### INSTRUCTIONS TO FOLLOW
Write out word for word each line of the records, beginning at the first and stopping after the line with "femmine = [82.1, 35.5]". Leave the pictures out.

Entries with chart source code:
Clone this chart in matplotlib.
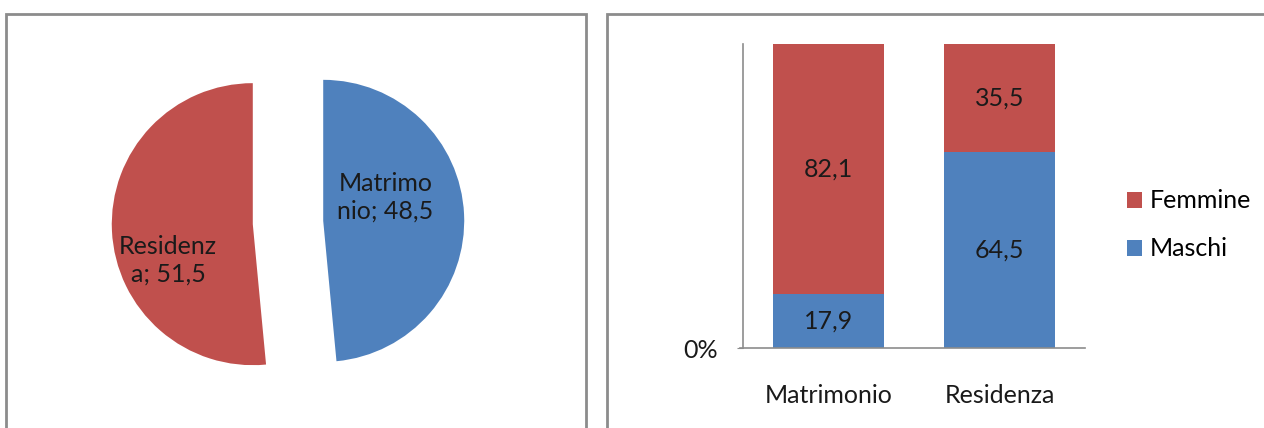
import numpy as np
import matplotlib
matplotlib.use('Agg')
import matplotlib.pyplot as plt
from matplotlib.patches import Rectangle

# ── data ──────────────────────────────────────────────────────────────────────
pie_labels = ['Matrimonio', 'Residenza']
pie_values = [48.5, 51.5]
pie_text = ['Matrimo\nnio; 48,5', 'Residenz\na; 51,5']

categories = ['Matrimonio', 'Residenza']
maschi = [17.9, 64.5]
femmine = [82.1, 35.5]

RED = '#C0504D'
BLUE = '#4F81BD'
GRAY = '#8C8C8C'
TXT = '#1a1a1a'

plt.rcParams['font.family'] = ['Lato', 'DejaVu Sans']
FS = 18

W, H = 1264, 428
fig = plt.figure(figsize=(W / 100, H / 100), dpi=100)

def px_box(x0, y0, x1, y1):
    # pixel box (top-left origin) -> figure fraction rect
    return [x0 / W, 1 - y1 / H, (x1 - x0) / W, (y1 - y0) / H]

# panel frames
for x0, x1 in [(6, 586), (607, 1290)]:
    fig.patches.append(Rectangle((x0 / W, -0.05), (x1 - x0) / W, 1.05 - 14 / H,
                                 transform=fig.transFigure, fill=False,
                                 edgecolor=GRAY, lw=2))

# ── pie ───────────────────────────────────────────────────────────────────────
R = 141  # pie radius in px
cx, cy = 288, 222.5
half = 220
ax1 = fig.add_axes(px_box(cx - half, cy - half, cx + half, cy + half))
ax1.pie(pie_values, colors=[BLUE, RED], startangle=90,
        counterclock=False, explode=[0.25, 0.25], radius=1, frame=True)
ax1.set_xlim(-half / R, half / R)
ax1.set_ylim(-half / R, half / R)
ax1.axis('off')
label_pos = [(0.69, 0.18), (-0.85, -0.27)]
for txt, (x, y) in zip(pie_text, label_pos):
    ax1.text(x, y, txt, ha='center', va='center', fontsize=FS,
             color=TXT, linespacing=1.25)

# ── stacked bars ──────────────────────────────────────────────────────────────
ax2 = fig.add_axes(px_box(743, 44, 1085, 348))
x = np.arange(len(categories))
ax2.bar(x, maschi, width=0.65, color=BLUE, label='Maschi')
ax2.bar(x, femmine, width=0.65, bottom=maschi, color=RED, label='Femmine')
for i in range(len(categories)):
    ax2.text(x[i], maschi[i] / 2, f'{maschi[i]:.1f}'.replace('.', ','),
             ha='center', va='center', fontsize=FS, color=TXT)
    ax2.text(x[i], maschi[i] + femmine[i] / 2, f'{femmine[i]:.1f}'.replace('.', ','),
             ha='center', va='center', fontsize=FS, color=TXT)
ax2.set_xlim(-0.5, 1.5)
ax2.set_ylim(0, 100)
ax2.set_yticks([0])
ax2.set_yticklabels(['0%'], fontsize=FS, color=TXT)
ax2.set_xticks(x)
ax2.set_xticklabels(categories, fontsize=FS, color=TXT)
ax2.tick_params(axis='x', length=0, pad=26)
ax2.tick_params(axis='y', length=4, color=GRAY, pad=14)
for s in ['top', 'right']:
    ax2.spines[s].set_visible(False)
for s in ['left', 'bottom']:
    ax2.spines[s].set_color(GRAY)
    ax2.spines[s].set_linewidth(1.2)
ax2.spines['bottom'].set_bounds(-0.52, 1.5)

h, l = ax2.get_legend_handles_labels()
ax2.legend(h[::-1], l[::-1], loc='center left', bbox_to_anchor=(1127 / W, 1 - 225 / H),
           bbox_transform=fig.transFigure, frameon=False, fontsize=FS,
           borderpad=0, borderaxespad=0,
           handlelength=0.6, handleheight=0.6, handletextpad=0.3,
           labelspacing=1.0)

plt.savefig('out.png', dpi=100)
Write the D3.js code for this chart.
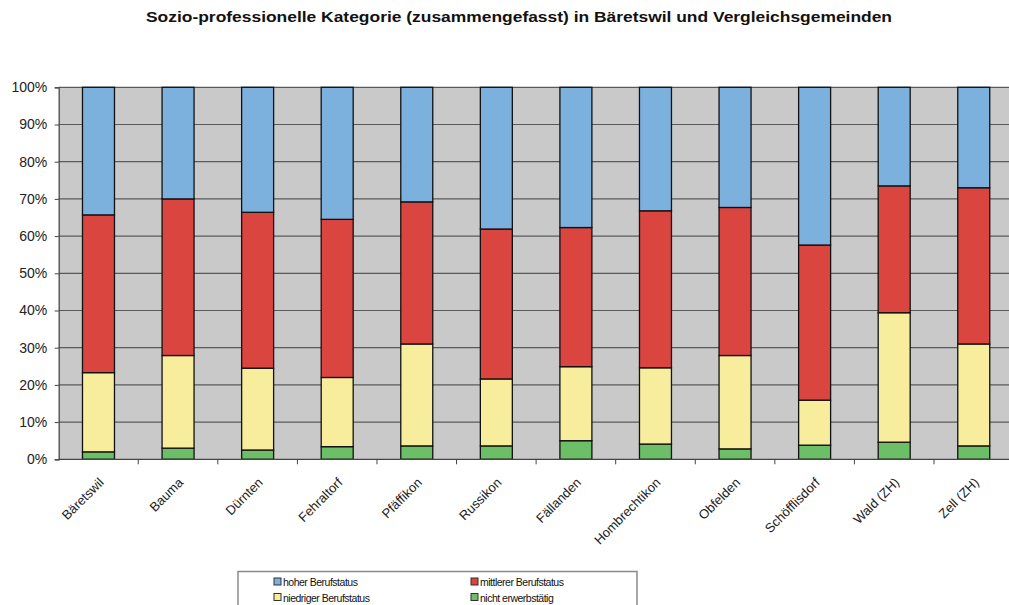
<!DOCTYPE html>
<html><head><meta charset="utf-8">
<script src="https://cdn.jsdelivr.net/npm/d3@7"></script>
<style>body{margin:0;background:#fff;} svg{display:block;font-family:"Liberation Sans",Arial,sans-serif;}</style>
</head><body>
<svg id="c" width="1009" height="605"></svg>
<script>
const title = "Sozio-professionelle Kategorie (zusammengefasst) in Bäretswil und Vergleichsgemeinden";
const categories = ["Bäretswil","Bauma","Dürnten","Fehraltorf","Pfäffikon","Russikon","Fällanden","Hombrechtikon","Obfelden","Schöfflisdorf","Wald (ZH)","Zell (ZH)"];
const seriesNames = ["nicht erwerbstätig","niedriger Berufstatus","mittlerer Berufstatus","hoher Berufstatus"];
// shares in percent
const nichtErwerbstaetig = [2.0,3.0,2.5,3.4,3.6,3.6,5.0,4.1,2.8,3.8,4.6,3.6];
const niedriger = [21.3,24.9,22.0,18.6,27.4,18.0,19.9,20.5,25.1,12.1,34.8,27.4];
const mittlerer = [42.4,42.1,41.9,42.5,38.2,40.3,37.4,42.2,39.8,41.7,34.1,42.0];
const hoher = [34.3,30.0,33.6,35.5,30.8,38.1,37.7,33.2,32.3,42.4,26.5,27.0];
const yTicks = [0,10,20,30,40,50,60,70,80,90,100];
const colors = {"nicht erwerbstätig":"#6cbf66","niedriger Berufstatus":"#f7ed9c","mittlerer Berufstatus":"#db4540","hoher Berufstatus":"#7cb1de"};

const svg = d3.select("#c");
const mLeft = 58.7, mTop = 87.3, mBottom = 459.3, step = 79.57;
const mRight = mLeft + step * categories.length;

const x = d3.scaleBand().domain(categories).range([mLeft, mRight]).paddingInner(0.598).paddingOuter(0.299);
const y = d3.scaleLinear().domain([0,100]).range([mBottom, mTop]);

const rows = categories.map((c,i)=>({cat:c,"nicht erwerbstätig":nichtErwerbstaetig[i],"niedriger Berufstatus":niedriger[i],"mittlerer Berufstatus":mittlerer[i],"hoher Berufstatus":hoher[i]}));
const stack = d3.stack().keys(seriesNames).offset(d3.stackOffsetExpand)(rows);

// title
svg.append("text").attr("x", 519).attr("y", 22).attr("text-anchor","middle")
  .attr("font-weight","bold").attr("font-size", 15).attr("fill","#111")
  .attr("textLength", 746).attr("lengthAdjust","spacingAndGlyphs").text(title);

// plot background
svg.append("rect").attr("x", mLeft).attr("y", mTop).attr("width", mRight-mLeft).attr("height", mBottom-mTop).attr("fill","#c9c9c9");

// gridlines
svg.append("g").selectAll("line").data(yTicks.slice(1)).join("line")
  .attr("x1", mLeft).attr("x2", mRight).attr("y1", d=>y(d)).attr("y2", d=>y(d))
  .attr("stroke","#5a5a5a").attr("stroke-width",1.2);

// bars
svg.append("g").selectAll("g").data(stack).join("g")
  .attr("fill", d=>colors[d.key])
  .selectAll("rect").data(d=>d).join("rect")
  .attr("x", d=>x(d.data.cat)).attr("width", x.bandwidth())
  .attr("y", d=>y(d[1]*100)).attr("height", d=>y(d[0]*100)-y(d[1]*100))
  .attr("stroke","#111").attr("stroke-width",1.3);

// y axis
const yAxis = d3.axisLeft(y).tickValues(yTicks).tickFormat(d=>d+"%").tickSize(4).tickPadding(7.5);
const gy = svg.append("g").attr("transform",`translate(${mLeft},0)`).call(yAxis);
gy.select(".domain").attr("stroke","#444").attr("stroke-width",1.2);
gy.selectAll(".tick line").attr("stroke","#444");
gy.selectAll("text").attr("font-size",14).attr("fill","#222");

// x axis
const gx = svg.append("g").attr("transform",`translate(0,${mBottom})`);
gx.append("line").attr("x1",mLeft).attr("x2",mRight).attr("stroke","#444").attr("stroke-width",1.2);
gx.selectAll("line.t").data(categories).join("line").attr("class","t")
  .attr("x1", d=>x(d)-x.step()*0.299+x.step()).attr("x2", d=>x(d)-x.step()*0.299+x.step())
  .attr("y1",0).attr("y2",5).attr("stroke","#444");
gx.selectAll("text").data(categories).join("text")
  .attr("transform", d=>`translate(${x(d)+x.bandwidth()/2+6},${24}) rotate(-45)`)
  .attr("text-anchor","end").attr("font-size",13).attr("fill","#222").text(d=>d);

// legend
const lg = svg.append("g");
lg.append("rect").attr("x",238).attr("y",571.5).attr("width",399).attr("height",40)
  .attr("fill","#fff").attr("stroke","#8a8a8a").attr("stroke-width",1.5);
const legendItems = [
  {k:"hoher Berufstatus", x:278, y:582},
  {k:"mittlerer Berufstatus", x:475, y:582},
  {k:"niedriger Berufstatus", x:278, y:597.5},
  {k:"nicht erwerbstätig", x:475, y:597.5}
];
const li = lg.selectAll("g").data(legendItems).join("g").attr("transform", d=>`translate(${d.x},${d.y})`);
li.append("rect").attr("x",-4).attr("y",-4).attr("width",7).attr("height",7)
  .attr("fill", d=>colors[d.k]).attr("stroke","#333").attr("stroke-width",1);
li.append("text").attr("x",5).attr("y",4).attr("font-size",10.5).attr("fill","#111")
  .attr("letter-spacing","-0.5").text(d=>d.k);
</script>
</body></html>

### PROBLEM SOLUTION
Clone this chart in matplotlib.
import numpy as np
import matplotlib
matplotlib.use('Agg')
import matplotlib.pyplot as plt
from matplotlib.patches import Rectangle

# ── data ──────────────────────────────────────────────────────────────────────
pie_labels = ['Matrimonio', 'Residenza']
pie_values = [48.5, 51.5]
pie_text = ['Matrimo\nnio; 48,5', 'Residenz\na; 51,5']

categories = ['Matrimonio', 'Residenza']
maschi = [17.9, 64.5]
femmine = [82.1, 35.5]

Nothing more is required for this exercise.